(Short problem): Copy every entry word for word, but skip the pictures.

(Records to process):
— begin —

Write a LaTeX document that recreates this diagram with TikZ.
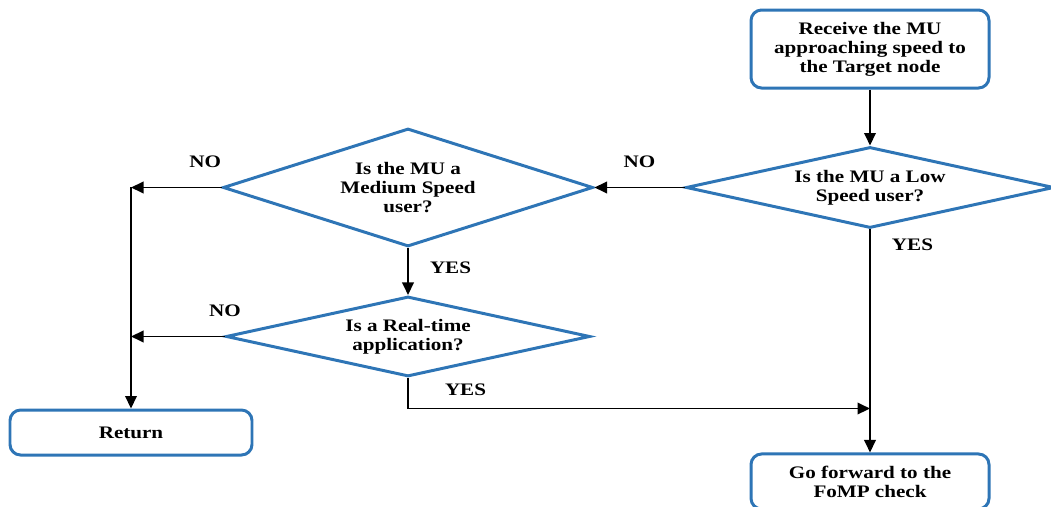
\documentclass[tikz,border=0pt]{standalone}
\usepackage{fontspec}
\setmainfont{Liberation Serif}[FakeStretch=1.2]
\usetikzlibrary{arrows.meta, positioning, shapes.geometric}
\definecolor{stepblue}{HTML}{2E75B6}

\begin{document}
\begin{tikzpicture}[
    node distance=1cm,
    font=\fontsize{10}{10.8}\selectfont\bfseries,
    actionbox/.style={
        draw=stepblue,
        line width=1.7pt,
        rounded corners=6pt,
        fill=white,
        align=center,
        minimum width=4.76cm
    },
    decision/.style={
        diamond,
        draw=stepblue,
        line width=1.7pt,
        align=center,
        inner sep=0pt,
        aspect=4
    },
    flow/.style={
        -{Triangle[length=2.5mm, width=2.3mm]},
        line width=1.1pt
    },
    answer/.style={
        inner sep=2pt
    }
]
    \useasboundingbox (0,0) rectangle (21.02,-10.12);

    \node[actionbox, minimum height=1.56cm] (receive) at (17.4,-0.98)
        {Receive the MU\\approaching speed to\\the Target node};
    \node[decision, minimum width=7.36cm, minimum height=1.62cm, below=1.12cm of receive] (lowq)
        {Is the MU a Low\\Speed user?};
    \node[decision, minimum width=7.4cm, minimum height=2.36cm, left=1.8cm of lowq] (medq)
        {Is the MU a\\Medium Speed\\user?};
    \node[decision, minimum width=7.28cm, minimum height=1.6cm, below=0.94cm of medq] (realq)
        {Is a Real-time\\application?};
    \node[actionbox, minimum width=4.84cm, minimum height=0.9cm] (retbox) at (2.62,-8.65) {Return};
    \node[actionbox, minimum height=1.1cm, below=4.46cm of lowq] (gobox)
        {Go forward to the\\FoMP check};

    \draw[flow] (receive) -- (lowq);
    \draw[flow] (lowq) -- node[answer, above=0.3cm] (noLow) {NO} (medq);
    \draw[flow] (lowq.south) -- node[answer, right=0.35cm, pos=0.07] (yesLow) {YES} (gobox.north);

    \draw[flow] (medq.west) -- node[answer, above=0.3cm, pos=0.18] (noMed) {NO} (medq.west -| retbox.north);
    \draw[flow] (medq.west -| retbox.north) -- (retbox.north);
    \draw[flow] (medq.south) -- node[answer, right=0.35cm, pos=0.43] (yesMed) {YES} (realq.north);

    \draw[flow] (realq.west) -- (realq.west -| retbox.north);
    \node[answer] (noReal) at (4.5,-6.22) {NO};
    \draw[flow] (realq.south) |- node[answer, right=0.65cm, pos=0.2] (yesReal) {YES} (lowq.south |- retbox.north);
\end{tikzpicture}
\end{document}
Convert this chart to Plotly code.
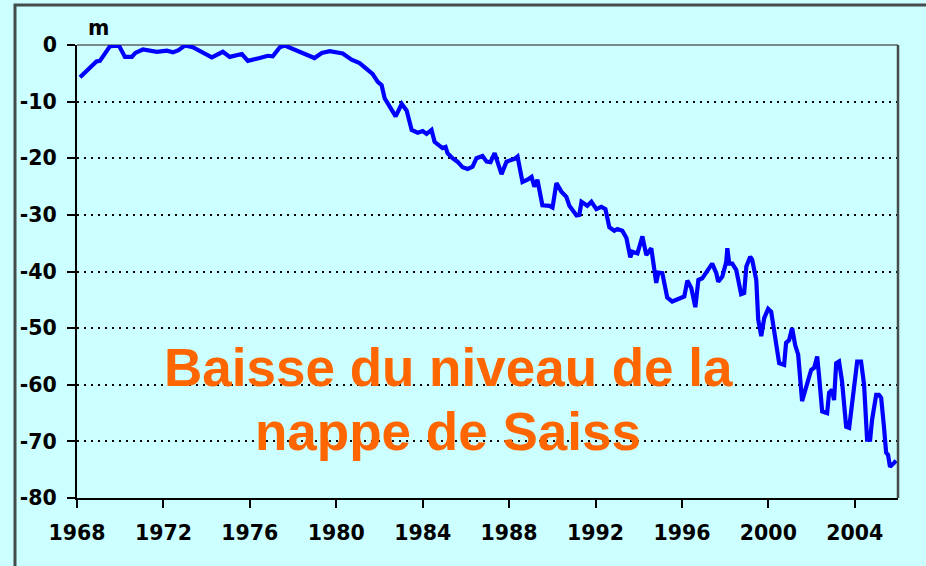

— end —

(Reply):
Write a LaTeX document that recreates this diagram with TikZ.
\documentclass[tikz,border=0pt]{standalone}
\usepackage{fontspec}
\setmainfont{Liberation Serif}[FakeStretch=1.2]
\usetikzlibrary{arrows.meta, positioning, shapes.geometric}
\definecolor{stepblue}{HTML}{2E75B6}

\begin{document}
\begin{tikzpicture}[
    node distance=1cm,
    font=\fontsize{10}{10.8}\selectfont\bfseries,
    actionbox/.style={
        draw=stepblue,
        line width=1.7pt,
        rounded corners=6pt,
        fill=white,
        align=center,
        minimum width=4.76cm
    },
    decision/.style={
        diamond,
        draw=stepblue,
        line width=1.7pt,
        align=center,
        inner sep=0pt,
        aspect=4
    },
    flow/.style={
        -{Triangle[length=2.5mm, width=2.3mm]},
        line width=1.1pt
    },
    answer/.style={
        inner sep=2pt
    }
]
    \useasboundingbox (0,0) rectangle (21.02,-10.12);

    \node[actionbox, minimum height=1.56cm] (receive) at (17.4,-0.98)
        {Receive the MU\\approaching speed to\\the Target node};
    \node[decision, minimum width=7.36cm, minimum height=1.62cm, below=1.12cm of receive] (lowq)
        {Is the MU a Low\\Speed user?};
    \node[decision, minimum width=7.4cm, minimum height=2.36cm, left=1.8cm of lowq] (medq)
        {Is the MU a\\Medium Speed\\user?};
    \node[decision, minimum width=7.28cm, minimum height=1.6cm, below=0.94cm of medq] (realq)
        {Is a Real-time\\application?};
    \node[actionbox, minimum width=4.84cm, minimum height=0.9cm] (retbox) at (2.62,-8.65) {Return};
    \node[actionbox, minimum height=1.1cm, below=4.46cm of lowq] (gobox)
        {Go forward to the\\FoMP check};

    \draw[flow] (receive) -- (lowq);
    \draw[flow] (lowq) -- node[answer, above=0.3cm] (noLow) {NO} (medq);
    \draw[flow] (lowq.south) -- node[answer, right=0.35cm, pos=0.07] (yesLow) {YES} (gobox.north);

    \draw[flow] (medq.west) -- node[answer, above=0.3cm, pos=0.18] (noMed) {NO} (medq.west -| retbox.north);
    \draw[flow] (medq.west -| retbox.north) -- (retbox.north);
    \draw[flow] (medq.south) -- node[answer, right=0.35cm, pos=0.43] (yesMed) {YES} (realq.north);

    \draw[flow] (realq.west) -- (realq.west -| retbox.north);
    \node[answer] (noReal) at (4.5,-6.22) {NO};
    \draw[flow] (realq.south) |- node[answer, right=0.65cm, pos=0.2] (yesReal) {YES} (lowq.south |- retbox.north);
\end{tikzpicture}
\end{document}
Convert this chart to Plotly code.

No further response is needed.